Data analysis: Fewer defined contribution members than expected are invested in default funds, new figures have shown, but experts anticipate this to increase as auto-enrolment continues to roll out.

DC scheme design has largely focused on how the default is set up, in the belief that the vast majority of scheme members will end up there, with the government citing figures showing 80-90 per cent make no active decision.Default fund usage

Small scheme activity

Data published last week by the Pensions Regulator show around 70 per cent of members are currently sitting in their scheme’s default fund. Larger, open pension schemes have the highest proportion making no active investment choice.

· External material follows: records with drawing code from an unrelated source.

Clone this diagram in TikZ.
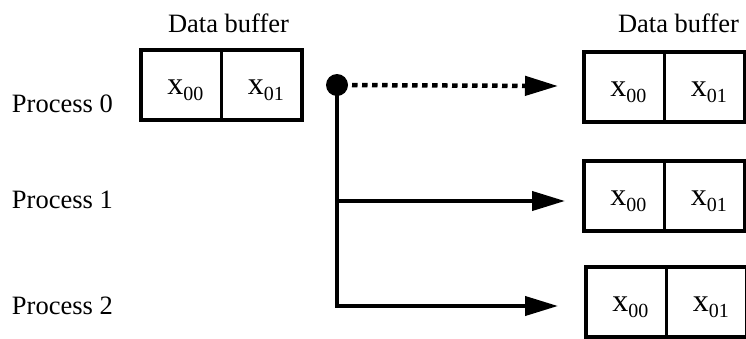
\documentclass[tikz,border=0pt]{standalone}
\usepackage{fontspec}
\setmainfont{Liberation Serif}
\usetikzlibrary{arrows.meta}

% one buffer element: x with a two-digit index
\newcommand{\elem}[1]{\hspace{8pt}\fontsize{32}{32}\selectfont x\raisebox{-6pt}{\fontsize{20}{20}\selectfont #1}}

\begin{document}
\begin{tikzpicture}[x=1pt,y=-1pt,
  lbl/.style={inner sep=0pt, outer sep=0pt, anchor=base west, font=\fontsize{26.5}{30}\selectfont},
  cell/.style={draw, line width=3.8pt, minimum width=80.5pt, minimum height=70pt,
               inner sep=0pt, outer sep=0pt, text height=18pt, text depth=0pt},
  wire/.style={line width=4pt},
  tip/.style={-{Triangle[length=33pt,width=19pt]}},
  dotted wire/.style={line width=4.5pt, dash pattern=on 5.5pt off 4.5pt}
]
\useasboundingbox (0,0) rectangle (746,338);

% labels
\node[lbl] (dbl) at (168,32) {Data buffer};
\node[lbl] (dbr) at (618,32) {Data buffer};
\node[lbl] (p0) at (12,112) {Process 0};
\node[lbl] (p1) at (12,208) {Process 1};
\node[lbl] (p2) at (12,314) {Process 2};

% source buffer (process 0)
\node[cell, anchor=north west] (l0a) at (141,50) {\elem{00}};
\node[cell, anchor=north west] (l0b) at (l0a.north east) {\elem{01}};

% destination buffers
\node[cell, anchor=north west] (r0a) at (584,52) {\elem{00}};
\node[cell, anchor=north west] (r0b) at (r0a.north east) {\elem{01}};
\node[cell, anchor=north west] (r1a) at (584,161) {\elem{00}};
\node[cell, anchor=north west] (r1b) at (r1a.north east) {\elem{01}};
\node[cell, anchor=north west] (r2a) at (586,267) {\elem{00}};
\node[cell, anchor=north west] (r2b) at (r2a.north east) {\elem{01}};

% connector ends
\coordinate (root) at (337,85);
\coordinate (j1) at (337,201);
\coordinate (j2) at (337,306);
\coordinate (t0) at (558,86);
\coordinate (t1) at (565,201);
\coordinate (t2) at (558,306);

% connectors
\draw[dotted wire, tip, shorten <=15pt] (root) -- (t0);
\draw[wire, tip] (j1) -- (t1);
\draw[wire, tip] (root) -- (j2) -- (t2);

% broadcast root
\node[circle, fill, minimum size=22pt, inner sep=0pt] (dot) at (root) {};
\end{tikzpicture}
\end{document}
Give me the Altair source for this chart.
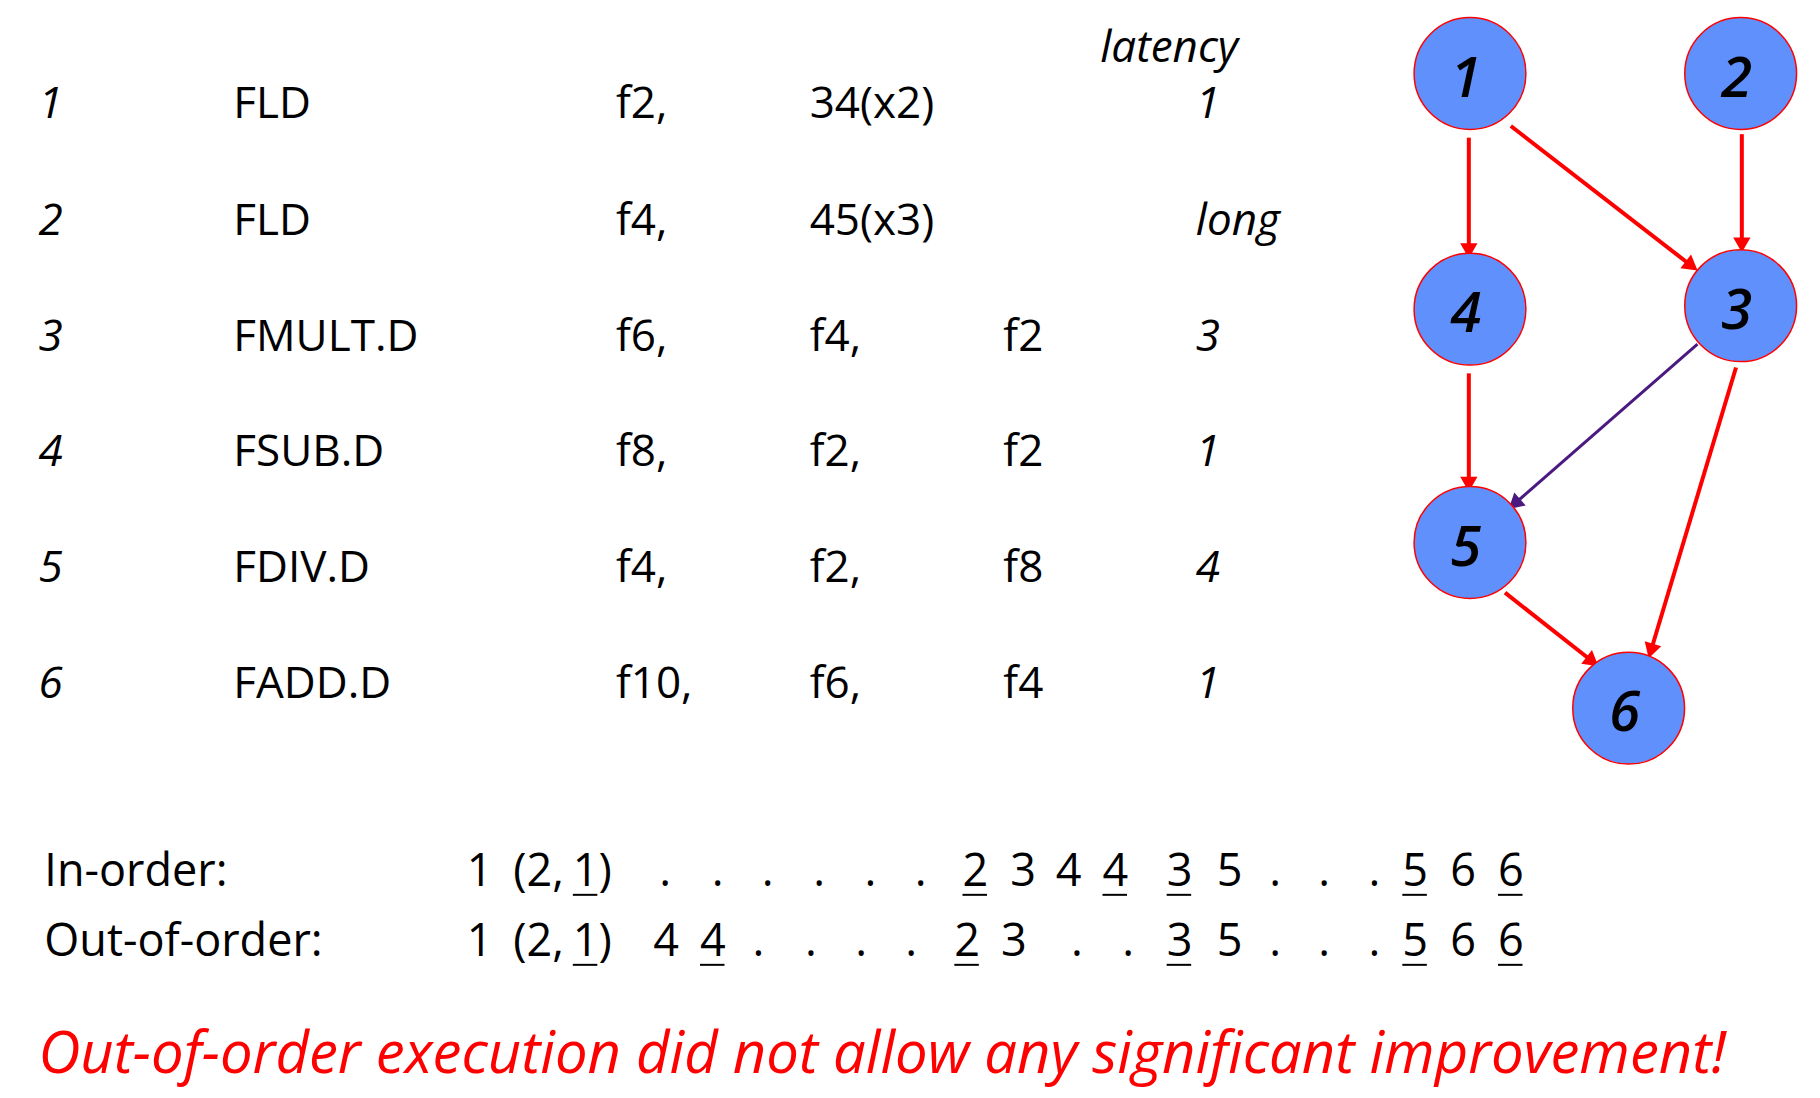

Those closed to new contributions have just one in five members in the default (23 per cent), and those closed to future contributions around half (55 per cent). These lower figures could be because schemes were only mandated to put in place default funds when stakeholder plans were established in 2001.

They may also have updated their default fund, with a number of members remaining in the older fund and therefore not part of the default. “The older schemes are more likely to have a change of default,” said Adrian Boulding, pensions strategy director at Legal and General.

“As communicators, we are going to have to go back and redouble our efforts [to inform members] that there is an up-to-date default fund,” he added.

Members joining the default rather than making active investment decisions can be a good thing, experts have said.

“You might make great decisions when you join the plan but you’re probably not going to be looking at it every week, month or even year,” said Nigel Aston, head of UK DC at State Street Global Advisors.

The number of members in a default fund should increase as auto-enrolment is rolled out to more employees.

“Our research [shows] trustees, plan sponsors and providers in the commercial market spend a lot [more] time on designing the default than on looking at the range, and that is exactly how it should be because more people go into the default,” said Andy Cheseldine, partner at consultancy LCP.

Schemes should focus on designing an effective default fund that is tailored to its members’ profile, including their contribution capabilities and risk appetite, said Will Aitken, head of DC consulting at Towers Watson.

Managers and trustees should also concentrate on getting members to pay as much as they can in contributions, said Aitken, and only when this is achieved, should they focus on trying to educate members on investment decisions.

“Rather than talking about equities and bonds, [schemes] should discuss how volatile these things are, what they’re trying to do,” he added.